144 ELSI/Tokyo Tech opens a path for a philosopher

From April 2017 to March 2018, I had the privilege to spend one year at ELSI (Earth-Life Science Institute) as a postdoctoral research fellow for the EON (ELSI Origins Network) project. Launched in 2012, ELSI is one of the most successful interdisciplinary research institutes attracting some of the best scientists around the globe working on the origins and evolution of life. I was always fascinated with the mysteries of life and often pondered about the meaning of life, but I had never dreamt of working at a science institute surrounded by the best scientists in the world who are at the forefront of unlocking the fundamental questions concerning the origins of life. That is why it was really quite dreamlike when I was employed as the first philosopher at ELSI.

20170222_141531s.jpgDr. Yuko Ishihara

Questions concerning the origins of life can be distinguished into three levels. At the bottom level lies the historical inquiry of how life actually originated on earth -- from astrophysics, geophysics, geochemistry, biochemistry to biology. Researchers here deal with matters of fact. While most researchers at ELSI focus on this level of research, many are also interested in the second level, where one studies complex systems or ALife simulations. The main interest here is not so much on the facts per se, but on the patterns one can discern within and across disciplines. Instead of the question how did life originate on earth, the main question here is how can life originate at all? There is, however, a further level of research that essentially pertains to origin of life research. Here we ask: What is the nature of life, of self-organization and emergence? Abstracting from matters of fact and patterns, this is where we can take a further step back and question the underlying principles of life. It is here that philosophy finds its natural place in the inquiry into the origins of life.

My specific goal was to explore avenues in which two influential philosophical approaches from the last century (modern Japanese philosophy and phenomenology) could provide insights to the origins of life research. Both of these approaches from the east and west explore how humans interact with the world from the first-person lived perspective. By extrapolating various insights from the human-world interaction to living systems in general, I wanted to invite scientists to not only think about life from the outside, so to speak, but also to reflect on life from within our own human lives.

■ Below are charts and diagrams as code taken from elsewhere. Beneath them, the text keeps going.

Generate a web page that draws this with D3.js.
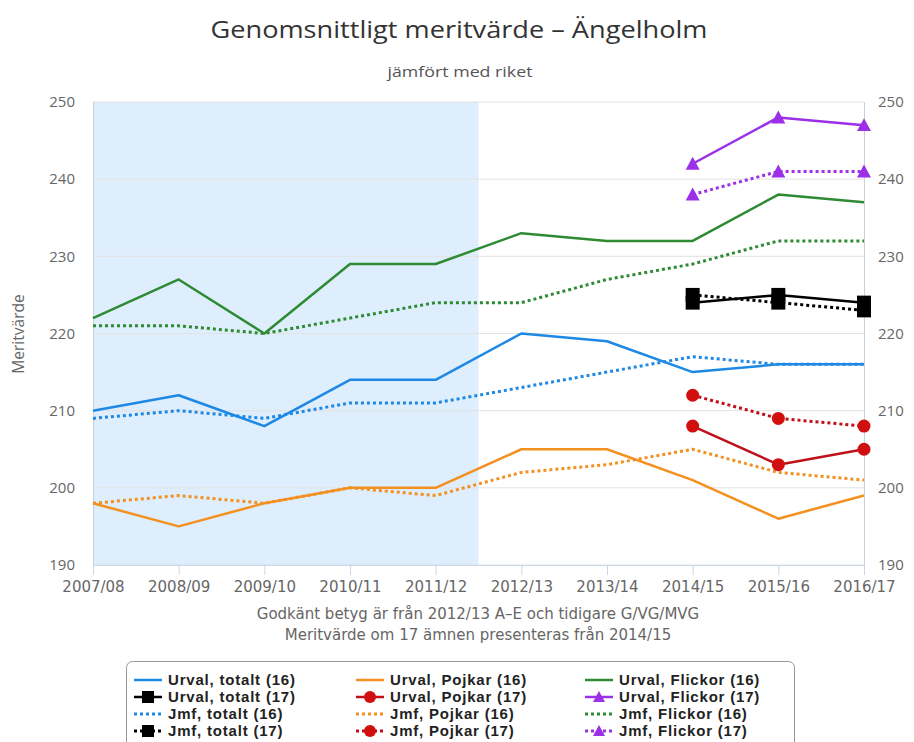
<!DOCTYPE html>
<html><head><meta charset="utf-8">
<script src="https://cdn.jsdelivr.net/npm/d3@7"></script>
<style>body{margin:0;background:#fff}svg{display:block}</style>
</head><body>
<svg id="c" width="914" height="742"></svg>
<script>
const categories = ["2007/08","2008/09","2009/10","2010/11","2011/12","2012/13","2013/14","2014/15","2015/16","2016/17"];
const yTicks = [190,200,210,220,230,240,250];
const cat17 = ["2014/15","2015/16","2016/17"];

const urvalTotalt16 = [210,212,208,214,214,220,219,215,216,216];
const jmfTotalt16   = [209,210,209,211,211,213,215,217,216,216];
const urvalPojkar16 = [198,195,198,200,200,205,205,201,196,199];
const jmfPojkar16   = [198,199,198,200,199,202,203,205,202,201];
const urvalFlickor16= [222,227,220,229,229,233,232,232,238,237];
const jmfFlickor16  = [221,221,220,222,224,224,227,229,232,232];

const urvalTotalt17 = [224,225,224];
const jmfTotalt17   = [225,224,223];
const urvalPojkar17 = [208,203,205];
const jmfPojkar17   = [212,209,208];
const urvalFlickor17= [242,248,247];
const jmfFlickor17  = [238,241,241];

const legendLabels = [
 ["Urval, totalt (16)","Urval, totalt (17)","Jmf, totalt (16)","Jmf, totalt (17)"],
 ["Urval, Pojkar (16)","Urval, Pojkar (17)","Jmf, Pojkar (16)","Jmf, Pojkar (17)"],
 ["Urval, Flickor (16)","Urval, Flickor (17)","Jmf, Flickor (16)","Jmf, Flickor (17)"]
];

const BLUE="#1e88e5", ORANGE="#f39020", GREEN="#2e8b34", PURPLE="#9b30e8", RED="#d20f0f", DRED="#c0101a", BLACK="#000";

const series = [
 {cats:categories, vals:urvalTotalt16, color:BLUE, dotted:false, marker:null},
 {cats:categories, vals:jmfTotalt16, color:BLUE, dotted:true, marker:null},
 {cats:categories, vals:urvalPojkar16, color:ORANGE, dotted:false, marker:null},
 {cats:categories, vals:jmfPojkar16, color:ORANGE, dotted:true, marker:null},
 {cats:categories, vals:urvalFlickor16, color:GREEN, dotted:false, marker:null},
 {cats:categories, vals:jmfFlickor16, color:GREEN, dotted:true, marker:null},
 {cats:cat17, vals:urvalTotalt17, color:BLACK, mcolor:BLACK, dotted:false, marker:"square"},
 {cats:cat17, vals:jmfTotalt17, color:BLACK, mcolor:BLACK, dotted:true, marker:"square"},
 {cats:cat17, vals:urvalPojkar17, color:DRED, mcolor:RED, dotted:false, marker:"circle"},
 {cats:cat17, vals:jmfPojkar17, color:DRED, mcolor:RED, dotted:true, marker:"circle"},
 {cats:cat17, vals:urvalFlickor17, color:PURPLE, mcolor:PURPLE, dotted:false, marker:"triangle"},
 {cats:cat17, vals:jmfFlickor17, color:PURPLE, mcolor:PURPLE, dotted:true, marker:"triangle"}
];

const svg = d3.select("#c");
const L=93, R=864, T=102, B=565;
const x = d3.scalePoint().domain(categories).range([L,R]);
const y = d3.scaleLinear().domain([190,250]).range([B,T]);
const step = x.step();

// band
svg.append("rect").attr("x",L).attr("y",T)
  .attr("width", x("2011/12")+step/2 - L).attr("height", B-T).attr("fill","#deeefc");

// grid
svg.append("g").selectAll("line").data(yTicks).join("line")
  .attr("x1",L).attr("x2",R).attr("y1",d=>y(d)).attr("y2",d=>y(d))
  .attr("stroke","#e2e2e2").attr("stroke-width",1);

// plot border lines
svg.append("line").attr("x1",L+0.5).attr("x2",L+0.5).attr("y1",T).attr("y2",B).attr("stroke","#ccd0d8");
svg.append("line").attr("x1",R+0.5).attr("x2",R+0.5).attr("y1",T).attr("y2",B).attr("stroke","#ccd0d8");
svg.append("line").attr("x1",L).attr("x2",R).attr("y1",B+0.5).attr("y2",B+0.5).attr("stroke","#ccd6eb");

// x axis
const xAxis = d3.axisBottom(x).tickSize(10).tickSizeOuter(0);
const gx = svg.append("g").attr("transform",`translate(0,${B})`).call(xAxis);
gx.select(".domain").remove();
gx.selectAll(".tick line").attr("stroke","#ccd6eb");
gx.selectAll(".tick text").attr("dy",null).attr("y",27)
  .attr("font-family","DejaVu Sans, sans-serif").attr("font-size","15px").attr("fill","#666");

// y axes
const fmt = d3.format("d");
const gyl = svg.append("g").attr("transform",`translate(${L-18},0)`)
  .call(d3.axisLeft(y).tickValues(yTicks).tickSize(0).tickFormat(fmt));
gyl.select(".domain").remove();
gyl.selectAll("text").attr("font-family","Open Sans, sans-serif").attr("font-size","15px").attr("fill","#666").attr("x",0);
const gyr = svg.append("g").attr("transform",`translate(${R+14},0)`)
  .call(d3.axisRight(y).tickValues(yTicks).tickSize(0).tickFormat(fmt));
gyr.select(".domain").remove();
gyr.selectAll("text").attr("font-family","Open Sans, sans-serif").attr("font-size","15px").attr("fill","#666").attr("x",0);

// y title
svg.append("text").attr("transform",`translate(24,334) rotate(-90)`)
  .attr("text-anchor","middle").attr("font-family","Open Sans, sans-serif").attr("font-size","15.5px").attr("fill","#666").text("Meritvärde");

// title
svg.append("text").attr("x",459).attr("y",38).attr("text-anchor","middle")
  .attr("font-family","Open Sans, sans-serif").attr("font-size","23px").attr("fill","#333")
  .attr("textLength",497).attr("lengthAdjust","spacingAndGlyphs").text("Genomsnittligt meritvärde – Ängelholm");
svg.append("text").attr("x",460).attr("y",77).attr("text-anchor","middle")
  .attr("font-family","Open Sans, sans-serif").attr("font-size","15px").attr("fill","#555")
  .attr("textLength",145).attr("lengthAdjust","spacingAndGlyphs").text("jämfört med riket");

// x title
svg.append("text").attr("x",478).attr("y",619).attr("text-anchor","middle")
  .attr("font-family","DejaVu Sans, sans-serif").attr("font-size","15px").attr("fill","#666")
  .text("Godkänt betyg är från 2012/13 A–E och tidigare G/VG/MVG");
svg.append("text").attr("x",478).attr("y",640).attr("text-anchor","middle")
  .attr("font-family","DejaVu Sans, sans-serif").attr("font-size","15px").attr("fill","#666")
  .text("Meritvärde om 17 ämnen presenteras från 2014/15");

// lines
const line = d3.line();
function drawMarker(g, type, cx, cy, color, s){
  if(type==="square") g.append("rect").attr("x",cx-s).attr("y",cy-s).attr("width",2*s).attr("height",2*s).attr("fill",color);
  else if(type==="circle") g.append("circle").attr("cx",cx).attr("cy",cy).attr("r",s).attr("fill",color);
  else if(type==="triangle") g.append("path").attr("d",`M${cx},${cy-s}L${cx+s},${cy+s*0.85}L${cx-s},${cy+s*0.85}Z`).attr("fill",color);
}
const gl = svg.append("g");
series.forEach(s=>{
  const pts = s.cats.map((c,i)=>[x(c), y(s.vals[i])]);
  gl.append("path").attr("d",line(pts)).attr("fill","none").attr("stroke",s.color)
    .attr("stroke-width",s.dotted?3:2.5).attr("stroke-linejoin","round")
    .attr("stroke-dasharray",s.dotted?"3,3":null);
});
series.forEach(s=>{
  if(!s.marker) return;
  s.cats.forEach((c,i)=>{
    const sz = s.marker==="square"?7:(s.marker==="circle"?6.5:7);
    drawMarker(gl, s.marker, x(c), y(s.vals[i]), s.mcolor, sz);
  });
});

// legend
const lg = svg.append("g");
lg.append("rect").attr("x",126.5).attr("y",661.5).attr("width",668).attr("height",90).attr("rx",6)
  .attr("fill","#fff").attr("stroke","#999");
const colX = [134,356,585];
const rowY = [680,697,714,731];
const legendSeries = [[0,6,1,7],[2,8,3,9],[4,10,5,11]];
legendLabels.forEach((col,ci)=>{
  col.forEach((lab,ri)=>{
    const s = series[legendSeries[ci][ri]];
    const x0 = colX[ci], yy = rowY[ri];
    lg.append("line").attr("x1",x0).attr("x2",x0+28).attr("y1",yy).attr("y2",yy)
      .attr("stroke",s.color).attr("stroke-width",s.dotted?3:2.5).attr("stroke-dasharray",s.dotted?"3,3":null);
    if(s.marker) drawMarker(lg, s.marker, x0+14, yy, s.mcolor, 6);
    lg.append("text").attr("x",x0+34).attr("y",yy+5).attr("font-family","Liberation Sans, Arial, sans-serif")
      .attr("font-weight","bold").attr("font-size","15px").attr("letter-spacing","0.8px").attr("fill","#222").text(lab);
  });
});
</script>
</body></html>
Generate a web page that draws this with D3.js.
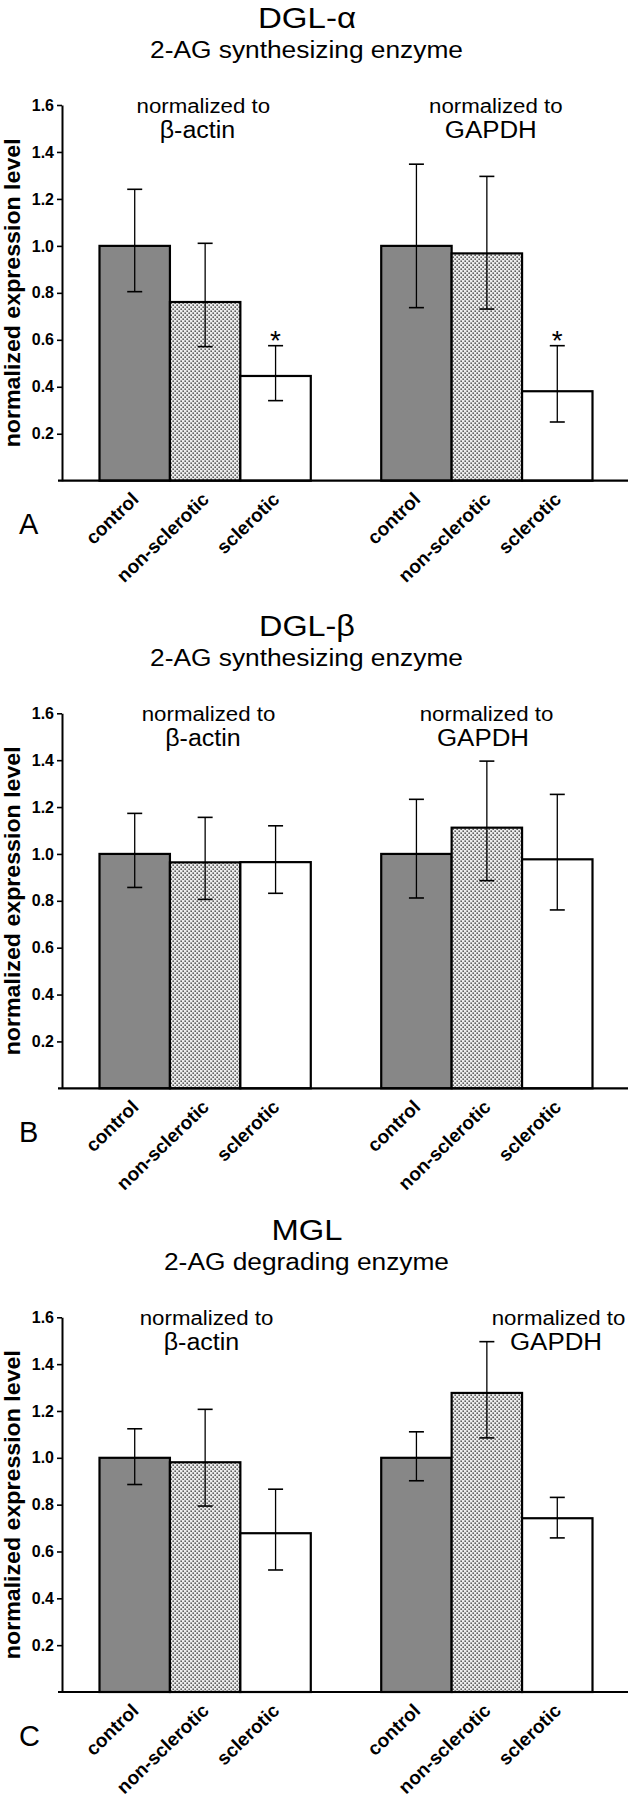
<!DOCTYPE html>
<html><head><meta charset="utf-8">
<script src="https://cdn.jsdelivr.net/npm/d3@7"></script>
<style>
body{margin:0;background:#fff}
svg{display:block}
text{font-family:"Liberation Sans",Arial,Helvetica,sans-serif;fill:#000}
</style>
</head><body>
<svg id="c" width="630" height="1800"></svg>
<script>
// ---------- data ----------
const groups = ["β-actin", "GAPDH"];
const conditions = ["control", "non-sclerotic", "sclerotic"];
const yTicks = [0.2, 0.4, 0.6, 0.8, 1.0, 1.2, 1.4, 1.6];
const titles = ["DGL-α", "DGL-β", "MGL"];
const subtitles = ["2-AG synthesizing enzyme", "2-AG synthesizing enzyme", "2-AG degrading enzyme"];
const panelLetters = ["A", "B", "C"];
const yLabel = "normalized expression level";
const noteLine1 = "normalized to";

// order: β-actin control, non-sclerotic, sclerotic, GAPDH control, non-sclerotic, sclerotic
const dglaMean = [1.00, 0.761, 0.446, 1.00, 0.968, 0.381];
const dglaLow  = [0.805, 0.571, 0.341, 0.737, 0.731, 0.250];
const dglaHigh = [1.241, 1.011, 0.575, 1.348, 1.296, 0.575];
const dglaSig  = [false, false, true, false, false, true];

const dglbMean = [1.00, 0.964, 0.965, 1.00, 1.112, 0.977];
const dglbLow  = [0.857, 0.806, 0.832, 0.812, 0.886, 0.761];
const dglbHigh = [1.173, 1.156, 1.120, 1.233, 1.396, 1.254];
const dglbSig  = [false, false, false, false, false, false];

const mglMean = [1.00, 0.981, 0.678, 1.00, 1.277, 0.742];
const mglLow  = [0.886, 0.794, 0.521, 0.902, 1.085, 0.658];
const mglHigh = [1.124, 1.207, 0.866, 1.111, 1.496, 0.831];
const mglSig  = [false, false, false, false, false, false];

const panelsData = [
  {mean: dglaMean, low: dglaLow, high: dglaHigh, sig: dglaSig},
  {mean: dglbMean, low: dglbLow, high: dglbHigh, sig: dglbSig},
  {mean: mglMean,  low: mglLow,  high: mglHigh,  sig: mglSig}
];

// ---------- layout ----------
const layout = [
  {top: 105,   zero: 480.7,  notes: [203.3, 197.5, 495.8, 490.8]},
  {top: 713.3, zero: 1088.3, notes: [208.5, 203.0, 486.5, 483.0]},
  {top: 1317.3,zero: 1692,   notes: [206.5, 201.5, 558.5, 556.0]}
];
const axisX = 62;
const titleW = [98, 96, 71];
const subW = [313, 313, 285];
const fills = {"control": "#878787", "non-sclerotic": "url(#dots)", "sclerotic": "#ffffff"};

const svg = d3.select("#c");
const defs = svg.append("defs");
const pat = defs.append("pattern").attr("id", "dots")
  .attr("patternUnits", "userSpaceOnUse").attr("width", 4).attr("height", 4);
pat.append("rect").attr("width", 4).attr("height", 4).attr("fill", "#ececec");
pat.append("rect").attr("x", 0.4).attr("y", 0.4).attr("width", 1.6).attr("height", 1.6).attr("fill", "#606060");
pat.append("rect").attr("x", 2.4).attr("y", 2.4).attr("width", 1.6).attr("height", 1.6).attr("fill", "#606060");

const x0 = d3.scaleBand().domain(groups).range([99.5, 592.5]).paddingInner(0.25).paddingOuter(0);
const x1 = d3.scaleBand().domain(conditions).range([0, x0.bandwidth()]).padding(0);

panelsData.forEach((pd, p) => {
  const L = layout[p];
  const g = svg.append("g");
  const y = d3.scaleLinear().domain([0, 1.6]).range([L.zero, L.top]);

  const rows = [];
  groups.forEach((gr, gi) => conditions.forEach((c, ci) => {
    const i = gi * 3 + ci;
    rows.push({group: gr, cond: c, mean: pd.mean[i], low: pd.low[i], high: pd.high[i], sig: pd.sig[i]});
  }));

  // titles
  g.append("text").attr("x", 307).attr("y", L.top - 77.5)
    .attr("text-anchor", "middle").attr("font-size", 30)
    .attr("textLength", titleW[p]).attr("lengthAdjust", "spacingAndGlyphs")
    .text(titles[p]);
  g.append("text").attr("x", 306.5).attr("y", L.top - 47)
    .attr("text-anchor", "middle").attr("font-size", 23)
    .attr("textLength", subW[p]).attr("lengthAdjust", "spacingAndGlyphs")
    .text(subtitles[p]);

  // group notes
  groups.forEach((gr, gi) => {
    g.append("text").attr("x", L.notes[gi * 2]).attr("y", L.top + 8)
      .attr("text-anchor", "middle").attr("font-size", 20)
      .attr("textLength", 133.5).attr("lengthAdjust", "spacingAndGlyphs")
      .text(noteLine1);
    g.append("text").attr("x", L.notes[gi * 2 + 1]).attr("y", L.top + 33)
      .attr("text-anchor", "middle").attr("font-size", 23)
      .attr("textLength", gi === 0 ? 75.5 : 92).attr("lengthAdjust", "spacingAndGlyphs")
      .text(gr);
  });

  // bars
  g.selectAll("rect.bar").data(rows).join("rect").attr("class", "bar")
    .attr("x", d => x0(d.group) + x1(d.cond))
    .attr("width", x1.bandwidth())
    .attr("y", d => y(d.mean))
    .attr("height", d => y(0) - y(d.mean))
    .attr("fill", d => fills[d.cond])
    .attr("stroke", "#000").attr("stroke-width", 2.2);

  // error bars
  const cx = d => x0(d.group) + x1(d.cond) + x1.bandwidth() / 2;
  const eb = g.selectAll("g.eb").data(rows).join("g").attr("class", "eb");
  eb.append("line").attr("x1", cx).attr("x2", cx)
    .attr("y1", d => y(d.low)).attr("y2", d => y(d.high))
    .attr("stroke", "#000").attr("stroke-width", 1.3);
  ["low", "high"].forEach(k => {
    eb.append("line").attr("x1", d => cx(d) - 7.5).attr("x2", d => cx(d) + 7.5)
      .attr("y1", d => y(d[k])).attr("y2", d => y(d[k]))
      .attr("stroke", "#000").attr("stroke-width", 1.6);
  });
  // significance
  g.selectAll("text.star").data(rows.filter(d => d.sig)).join("text").attr("class", "star")
    .attr("x", cx).attr("y", d => y(d.high) + 4)
    .attr("text-anchor", "middle").attr("font-size", 28).text("*");

  // y axis
  const ax = g.append("g").attr("transform", `translate(${axisX},0)`)
    .call(d3.axisLeft(y).tickValues(yTicks).tickSize(5).tickSizeOuter(0).tickPadding(3)
      .tickFormat(d3.format(".1f")));
  ax.select(".domain").attr("stroke", "#000").attr("stroke-width", 2);
  ax.selectAll(".tick line").attr("stroke", "#000").attr("stroke-width", 1.6);
  ax.selectAll(".tick text").attr("font-size", 16).attr("font-weight", "bold")
    .attr("font-family", "Liberation Sans, Arial, sans-serif").attr("fill", "#000");

  // x axis baseline
  g.append("line").attr("x1", axisX - 4).attr("x2", 628)
    .attr("y1", y(0)).attr("y2", y(0)).attr("stroke", "#000").attr("stroke-width", 2.2);

  // category labels
  g.selectAll("text.cat").data(rows).join("text").attr("class", "cat")
    .attr("transform", d => `translate(${cx(d) + 5},${y(0) + 20}) rotate(-44)`)
    .attr("text-anchor", "end").attr("font-size", 19).attr("font-weight", "bold")
    .text(d => d.cond);

  // panel letter
  g.append("text").attr("x", 19).attr("y", L.zero + 53.5)
    .attr("font-size", 29).text(panelLetters[p]);

  // y label
  g.append("text")
    .attr("transform", `translate(20,${(L.top + L.zero) / 2}) rotate(-90)`)
    .attr("text-anchor", "middle").attr("font-size", 22).attr("font-weight", "bold")
    .attr("textLength", 309).attr("lengthAdjust", "spacingAndGlyphs")
    .text(yLabel);
});
</script>
</body></html>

Through my employment at ELSI, I became more and more interested in the question of what constitutes a scientific attitude and more generally, how philosophy could contribute to the sciences. I am very grateful for the wonderful opportunity ELSI and Tokyo Tech has provided to join a community of international researchers with a diverse range of backgrounds at this early stage of my career. My network of researchers has enhanced significantly and it has opened up so many new perspectives for me. I look forward to following up on further research collaborations at Ritsumeikan University, where I will be starting an Assistant Professor position next April in their new department called the College of Global Liberal Arts. I hope to help build an equally stimulating environment there by applying my invaluable experience at Tokyo Tech.


Dr. Yuko Ishihara is currently a visiting scholar at Institute for Advanced Study and an ELSI affiliate.